Getting Medieval in Dublin
I've been desperate to unload about two encounters with the medieval that I (Marsh!) had in Dublin's fair city at the start of this year, but social media was then full of death and horror and it seemed impolite to interject. So it has continued, and, thus, I must pollute our newsletter with my thoughts instead. Can I finagle some tangential connection to TTRPGs? Not really, but almost. Anyway!
I love Dublin! It's quite unlike other capitals I've visited—low-lying, and without ostentation, its downtown scurries off from the river Liffey into a mix of old cobbled streets muddled up with graceless 60s modernity. Chaotic as it may be, the architecture creates a sense of non-judgmental diversity, and you never quite know what you might find, casually tucked into its tightly-packed, low-rise skyline: tourist boozeries and office blocks even conceal the castle itself, for instance, with its awesome medieval tower (currently not available to visitors) and 17th century function rooms (currently available but, unfortunately, quite sterile and boring).
Yet more grand still is the campus of Trinity College, wherein is housed the Book of Kells, a 9th-century illuminated manuscript from Scotland, that survived viking raids, perilous sea journeys and an improbable number of fires. I've been meaning to see it for ages. Unfortunately, the exhibition is capital-D Dogshit. It's incoherently organised, partially explained and bafflingly meager in its display of the document itself, even in reproduction. It's then followed by the most catastrophically stupid but expensive "Experience" in a giant, custom-built bright red cube, with an offensively vacuous projected animation that has you swooping through clouds as fragments of the pages fly past. A voiceover intones fact-free bromides about an imagined Irish idyll that bears as much relationship to historical Ireland as Hobbiton does to Croydon. It is actually impressive how little it says. I don't think I've ever seen a historical work be so poorly served and even now, months later, I continue to fume at its waste of opportunity.
So, should you find yourself in Dublin: skip that.

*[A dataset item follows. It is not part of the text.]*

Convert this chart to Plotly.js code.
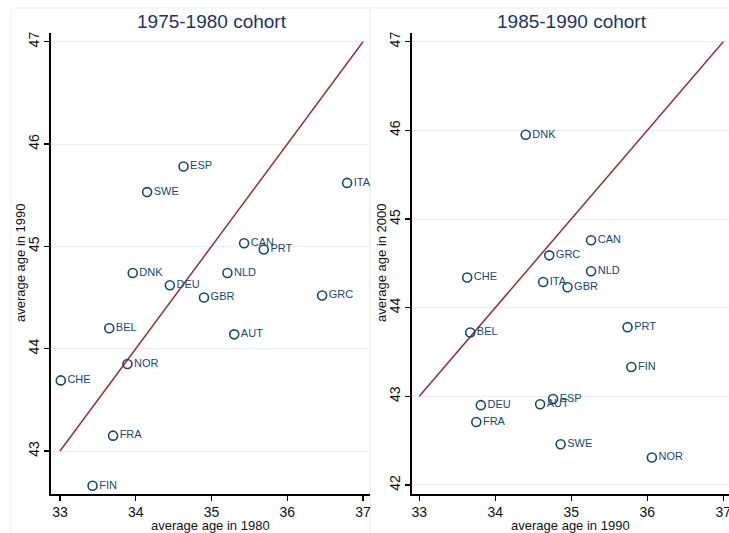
<!DOCTYPE html>
<html>
<head>
<meta charset="utf-8">
<script src="https://cdn.plot.ly/plotly-3.0.1.min.js"></script>
<style>html,body{margin:0;padding:0;background:#fff;}#chart{width:729px;height:533px;}</style>
</head>
<body>
<div id="chart"></div>
<script>
// 1975-1980 cohort
const countries1 = ["ESP","SWE","ITA","CAN","PRT","DNK","NLD","DEU","GBR","GRC","BEL","AUT","NOR","CHE","FRA","FIN"];
const age1980    = [34.63,34.15,36.79,35.43,35.69,33.96,35.21,34.45,34.90,36.46,33.65,35.30,33.89,33.01,33.70,33.43];
const age1990a   = [45.78,45.53,45.62,45.03,44.97,44.74,44.74,44.62,44.50,44.52,44.20,44.14,43.85,43.69,43.15,42.66];
// 1985-1990 cohort
const countries2 = ["DNK","CAN","GRC","NLD","CHE","ITA","GBR","BEL","PRT","FIN","ESP","AUT","DEU","FRA","SWE","NOR"];
const age1990b   = [34.40,35.26,34.71,35.26,33.63,34.63,34.95,33.67,35.74,35.79,34.76,34.59,33.81,33.75,34.86,36.06];
const age2000    = [45.95,44.76,44.59,44.41,44.34,44.29,44.23,43.72,43.78,43.33,42.97,42.91,42.90,42.71,42.46,42.31];
// 45-degree reference lines
const refX = [33, 37];
const refY = [43, 47];

const navy = "#1a476f";
const maroon = "#93303a";
const font = "Liberation Sans, Arial, sans-serif";

function pts(x, y, t, xa, ya) {
  return {
    x: x, y: y, text: t, xaxis: xa, yaxis: ya,
    type: "scatter", mode: "markers+text", textposition: "middle right",
    textfont: {family: font, size: 11, color: navy},
    marker: {symbol: "circle-open", size: 9, color: navy, line: {width: 1.6, color: navy}},
    hoverinfo: "skip", showlegend: false, cliponaxis: false
  };
}
function ref(xa, ya) {
  return {x: refX, y: refY, xaxis: xa, yaxis: ya, type: "scatter", mode: "lines",
    line: {color: maroon, width: 1.5}, hoverinfo: "skip", showlegend: false};
}

const W = 729, H = 533;
const px = v => v / W, py = v => 1 - v / H;

function xax(domain, range, title) {
  return {
    domain: domain, range: range, showgrid: false, zeroline: false,
    showline: true, linecolor: "#000", linewidth: 1.5,
    ticks: "outside", ticklen: 5, tickcolor: "#000", tickwidth: 1.2,
    ticklabeloverflow: "allow",
    tickvals: [33, 34, 35, 36, 37], tickfont: {family: font, size: 14, color: "#111"},
    title: {text: title, font: {family: font, size: 13, color: "#111"}, standoff: 1},
    fixedrange: true
  };
}
function yax(domain, range, ticks, anchor) {
  return {
    domain: domain, range: range, anchor: anchor, showgrid: true, gridcolor: "#e6eeee", gridwidth: 1,
    zeroline: false, showline: true, linecolor: "#000", linewidth: 1.5,
    ticks: "outside", ticklen: 5, tickcolor: "#000", tickwidth: 1.2, tickangle: -90,
    tickvals: ticks, tickfont: {family: font, size: 14, color: "#111"},
    fixedrange: true
  };
}

const layout = {
  width: W, height: H, margin: {l: 0, r: 0, t: 0, b: 0},
  paper_bgcolor: "#fff", plot_bgcolor: "#fff",
  font: {family: font},
  xaxis: Object.assign(xax([px(50.7), px(370)], [32.877, 37.092], "average age in 1980"), {anchor: "y"}),
  yaxis: yax([py(494), py(33)], [42.58, 47.085], [43, 44, 45, 46, 47], "x"),
  xaxis2: Object.assign(xax([px(411.7), 1], [32.9, 37.075], "average age in 1990"), {anchor: "y2"}),
  yaxis2: yax([py(494), py(33)], [41.898, 47.098], [42, 43, 44, 45, 46, 47], "x2"),
  shapes: [
    {type: "rect", xref: "paper", yref: "paper", x0: px(11), x1: px(370), y0: -0.05, y1: py(8), line: {color: "#f0f0f0", width: 1}, layer: "below"},
    {type: "rect", xref: "paper", yref: "paper", x0: px(370), x1: 1.05, y0: -0.05, y1: py(8), line: {color: "#f0f0f0", width: 1}, layer: "below"}
  ],
  annotations: [
    {text: "1975-1980 cohort", xref: "paper", yref: "paper", x: px(212), y: py(21), showarrow: false,
     xanchor: "center", yanchor: "middle", font: {family: font, size: 19, color: "#1f3461"}},
    {text: "1985-1990 cohort", xref: "paper", yref: "paper", x: px(572), y: py(21), showarrow: false,
     xanchor: "center", yanchor: "middle", font: {family: font, size: 19, color: "#1f3461"}},
    {text: "average age in 1990", xref: "paper", yref: "paper", x: px(21), y: py(263), showarrow: false,
     textangle: -90, xanchor: "center", yanchor: "middle", font: {family: font, size: 13, color: "#111"}},
    {text: "average age in 2000", xref: "paper", yref: "paper", x: px(382), y: py(263), showarrow: false,
     textangle: -90, xanchor: "center", yanchor: "middle", font: {family: font, size: 13, color: "#111"}}
  ]
};

const data = [
  ref("x", "y"), pts(age1980, age1990a, countries1, "x", "y"),
  ref("x2", "y2"), pts(age1990b, age2000, countries2, "x2", "y2")
];
Plotly.newPlot("chart", data, layout, {staticPlot: true, displayModeBar: false});
</script>
</body>
</html>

However. Do NOT skip the free talk at St Mary's Abbey, or what remains of it. I confess, I didn't expect a lot from this small ruin, half-buried and stuck down a seedy alley around the block from our hotel—perhaps a faded plaque or two, a couple of words about cloisters, etc. The polite, unassuming guide spent the first five minutes discussing a stolen bicycle with the Garda. But then, this man, this hero, this legend, Ralph Smyth, launched into the most rivetingly delivered, deeply learned, evocative and inspiring lecture on the life and fate of this abbey. Four hundred years of history, connecting intimate everyday detail with the political machinations and metaphysical implications of conquest and faith. He even ended on a song, a beautiful bit of Latin liturgy that practically lifted the abbey back up out of the ground. There was a total of seven of us to witness this.
I think a lot about how we engage with history — Jim and I write books which contain a passing likeness of it, after all — and I find a lot of historical programming vastly underestimates or misunderstands what could excite people about the past. The Book of Kells did not need a 360 degree projection of swooping CG animations, it needed someone with enthusiasm and deep scholarship to draw together the strands that connect us to this past, and paint a picture of the world that created it in micro- and macrocosmic detail. But who? Who could unpack such complexity with energy and persuasive concision? You might find a surprising answer down a Dublin backstreet.